Yesterday, one of our commenters posted the website banksylax.com on our news post about Banksy's 23rd day of his New York residency. The comment read, "Coincidence this website popped up the same day he didn't do any art?" with the link to a site that suggests a Banksy residency in L.A. The site includes a countdown to the alleged December launch and the title "BETTER LA THAN NYC." We reached out to Jo Brooks, the PR woman who represented Banksy in his interview with the Village Voice, via email, who told us that the site was definitely fake.
We're not surprised that the site is fake—it's way too obvious for Banksy's style—but we do wonder why there haven't been more imposter Banksy websites. For example, the domain name iambanksy.com is for sale, and realbanksy.com doesn't even exist. We thought someone would have done something clever with these by now—just imagine what could be done with banksy.biz!
At least one person, Instagram user @CapNYC, has launched a site hinged on Banksy's New York shenanigans. Freebanksyny.com is dedicated to "help the movement to free the greatest street artist ever to grace NYC." Bucky Turco of Animal New York, points out in a heated Instagram post that Banksy most likely hasn't been caught by the police, who are definitely looking for him, (and the fact that he put up a piece today would back that claim).
Banksy's New York residency is occurring just as much (if not more so) on social media as it is on the streets, so it makes sense that conversations around the British street artist are hosted on the Internet. Also, just like real world Banksy imposters, why wouldn't there be fake Banksy sites?
For Banksy's 23rd day in New York, he "cancelled" his piece, naming "police activity" as a reason for the interruption in his residency.
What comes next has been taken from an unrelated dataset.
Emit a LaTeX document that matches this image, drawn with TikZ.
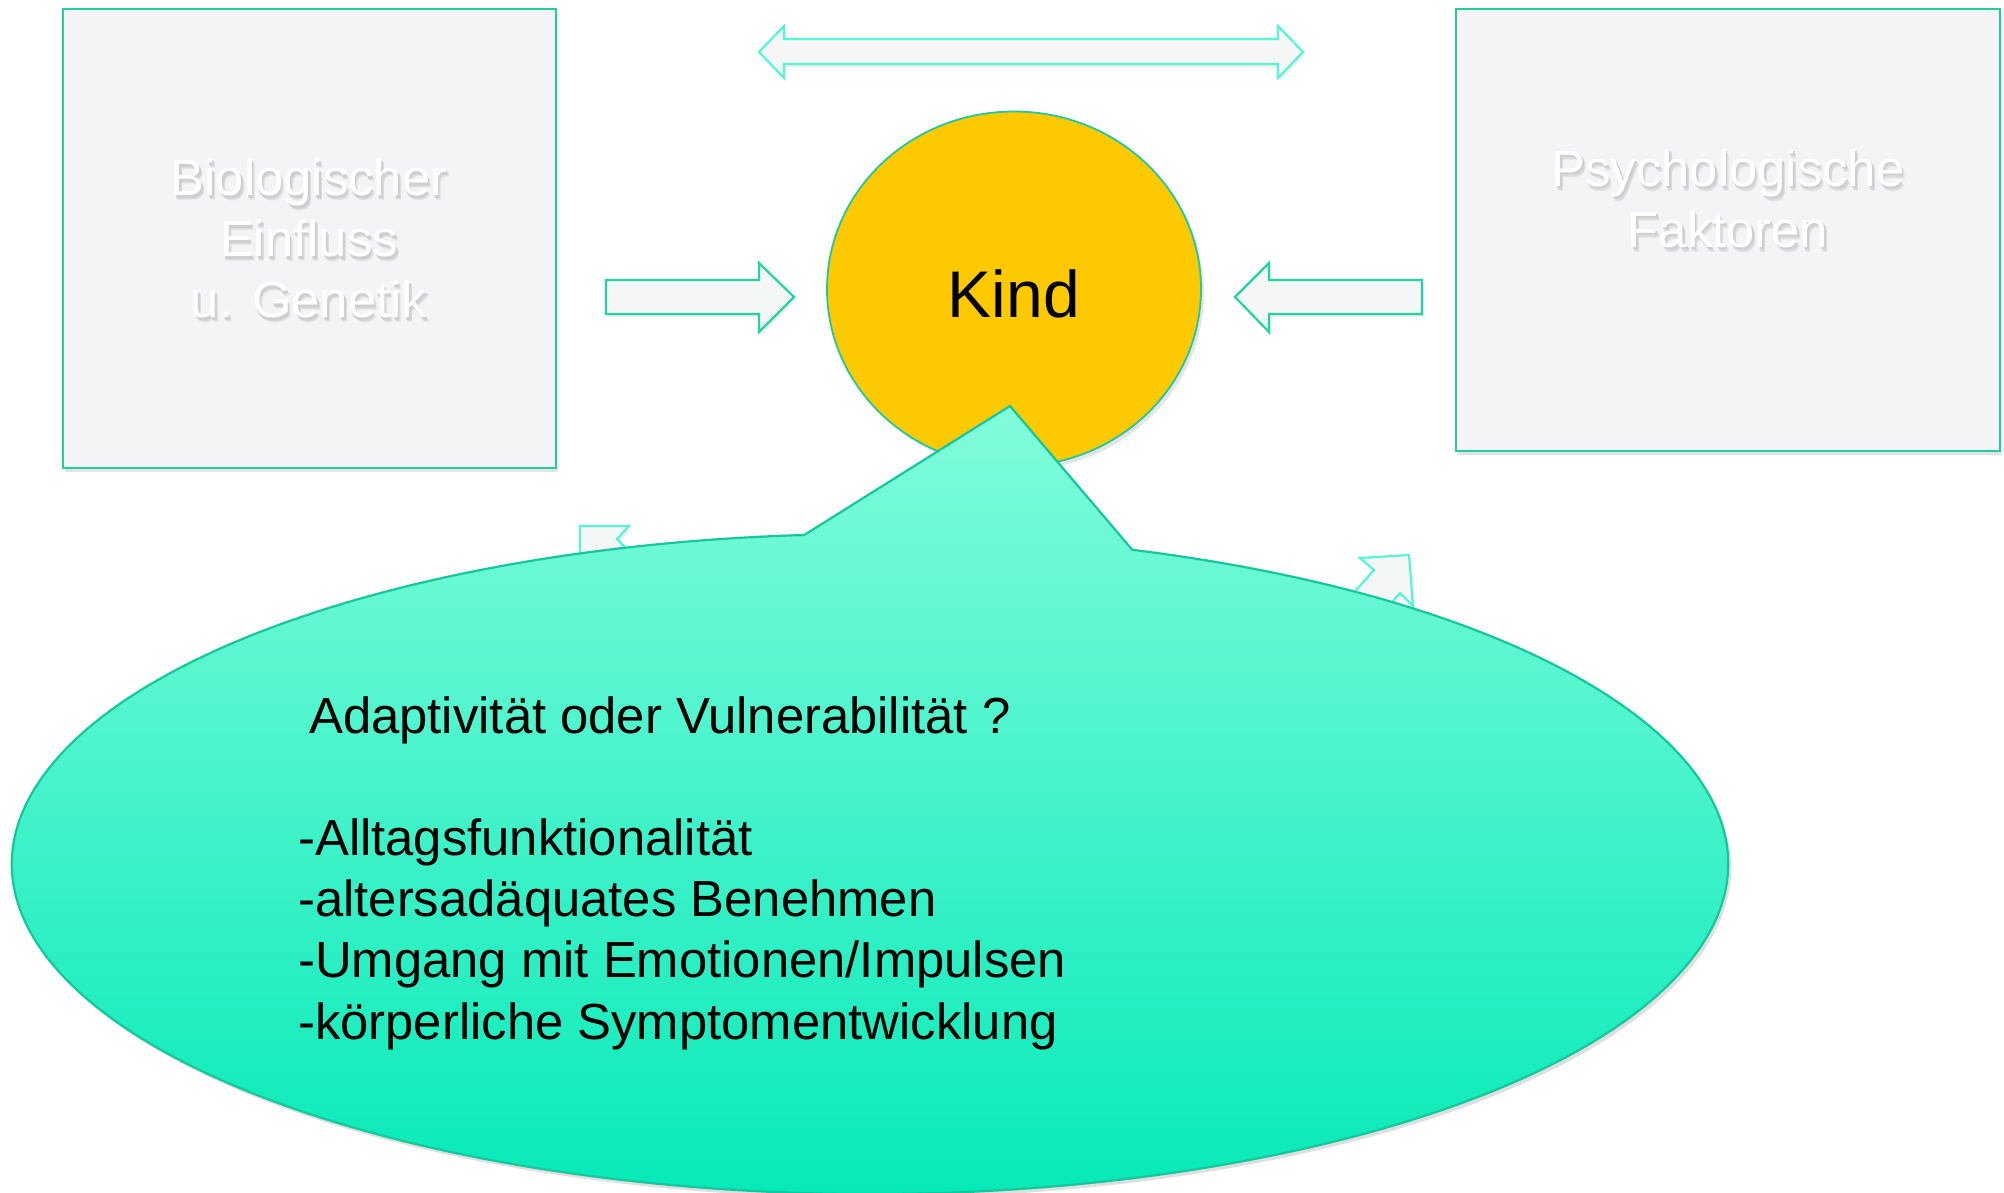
\documentclass[tikz,border=0pt]{standalone}
\usepackage{fontspec}
\setmainfont{Liberation Sans}
\usetikzlibrary{shapes.geometric,shadows,calc}
\definecolor{boxfill}{HTML}{F4F4F6}
\definecolor{boxline}{HTML}{1FCF9F}
\definecolor{arrline}{HTML}{22D3A3}
\definecolor{arrlight}{HTML}{55F5D5}
\definecolor{arrfill}{HTML}{F5F7F7}
\definecolor{kindfill}{HTML}{FDC900}
\definecolor{kindline}{HTML}{22C8A0}
\definecolor{calltop}{HTML}{82FCDC}
\definecolor{callbot}{HTML}{00E9B6}
\definecolor{callline}{HTML}{14C79C}
\newcommand{\ghostline}[1]{%
  \makebox[0pt][l]{\kern3pt\raisebox{-5pt}{\color{black!9}#1}}%
  \makebox[0pt][l]{\kern2.5pt\raisebox{-4pt}{\color{black!14}#1}}%
  \makebox[0pt][l]{\kern1.5pt\raisebox{-2.5pt}{\color{black!19}#1}}%
  {\color{white}#1}}
\begin{document}
\begin{tikzpicture}[x=1pt,y=-1pt,
  factorbox/.style={draw=boxline, line width=2.6pt, fill=boxfill, inner sep=0pt,
    drop shadow={opacity=0.22, shadow xshift=2pt, shadow yshift=-4pt}},
  ghost/.style={align=center, font=\fontsize{50.8}{61}\selectfont},
  blockarrow/.style={draw=arrline, line width=2.2pt, fill=arrfill, line join=miter,
    drop shadow={opacity=0.15, shadow xshift=2pt, shadow yshift=-3pt}},
  lightarrow/.style={draw=arrlight, line width=2.2pt, fill=arrfill, line join=miter,
    drop shadow={opacity=0.15, shadow xshift=2pt, shadow yshift=-3pt}},
  kindstyle/.style={ellipse, draw=kindline, line width=1.8pt, fill=kindfill, inner sep=0pt,
    minimum width=374pt, minimum height=355pt, font=\fontsize{66}{79}\selectfont,
    drop shadow={opacity=0.2, shadow xshift=3pt, shadow yshift=-4pt}},
  callstyle/.style={draw=callline, line width=2.2pt, top color=calltop, bottom color=callbot,
    drop shadow={opacity=0.25, shadow xshift=3pt, shadow yshift=-4pt}},
  calltext/.style={align=left, anchor=base west, inner sep=0pt, font=\fontsize{50.8}{61.2}\selectfont}
]
\useasboundingbox (0,0) rectangle (2004,1192);
\fill[white] (0,0) rectangle (2004,1192);

% factor boxes
\node[factorbox, minimum width=493pt, minimum height=459pt] (bio) at (309.5,238.5) {};
\node[factorbox, minimum width=544pt, minimum height=442pt] (psy) at (1728,230) {};
\node[ghost] (biolabel) at (309,241) {\ghostline{Biologischer}\\\ghostline{Einfluss}\\\ghostline{u. Genetik}};
\node[ghost] (psylabel) at (1728,201) {\ghostline{Psychologische}\\\ghostline{Faktoren}};

% top double arrow
\coordinate (dl) at (759,52);
\coordinate (dr) at (1303,52);
\draw[lightarrow] (dl) -- (784,26) -- (784,39) -- (1278,39) -- (1278,26) -- (dr)
  -- (1278,78) -- (1278,64) -- (784,64) -- (784,78) -- cycle;

% horizontal arrows toward Kind
\coordinate (ltail) at (606,297);
\coordinate (ltip) at (794,297);
\draw[blockarrow] (ltail) ++(0,-17) -- (759,280) -- (759,263) -- (ltip) -- (759,332) -- (759,314) -- (606,314) -- cycle;
\coordinate (rtail) at (1422,297);
\coordinate (rtip) at (1235,297);
\draw[blockarrow] (rtail) ++(0,-17) -- (1269,280) -- (1269,263) -- (rtip) -- (1269,332) -- (1269,314) -- (1422,314) -- cycle;

% partly hidden arrows behind the callout
\coordinate (nwtip) at (580,526);
\draw[lightarrow] (nwtip) -- (629,526) -- (617,539) -- (677,599) -- (653,623) -- (593,563) -- (580,575) -- cycle;
\coordinate (netip) at (1409,555);
\draw[lightarrow] (netip) -- (1413,606) -- (1400,593) -- (1360,638) -- (1334,615) -- (1374,570) -- (1360,558) -- cycle;

% Kind
\node[kindstyle] (kind) at (1014,289) {\raisebox{-28.6pt}[0pt][0pt]{Kind}};

% callout
\coordinate (cc) at (870,864);
\coordinate (ctip) at (1010,406);
\path[callstyle] (ctip) -- ($(cc)+(-72.2:858 and 330)$)
  arc[start angle=-72.2, end angle=265.6, x radius=858, y radius=330] -- cycle;

\node[calltext] (calltxt) at (298,1039) {\hspace*{11pt}Adaptivität oder Vulnerabilität ?\\[61.2pt]
-Alltagsfunktionalität\\
-altersadäquates Benehmen\\
-Umgang mit Emotionen/Impulsen\\
-körperliche Symptomentwicklung};
\end{tikzpicture}
\end{document}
If we look at this 23rd Instagram as a work of art, Banksy is really creating a truly multidimensional exhibition—on the streets and the Internet. And what both have in common is that they are democratic mediums that everyone can experience equally, not the white walls of museums or galleries. And isn't that what street art is all about? Maybe Banksy should switch over to the Internet entirely. Then people couldn't auction off his work for millions.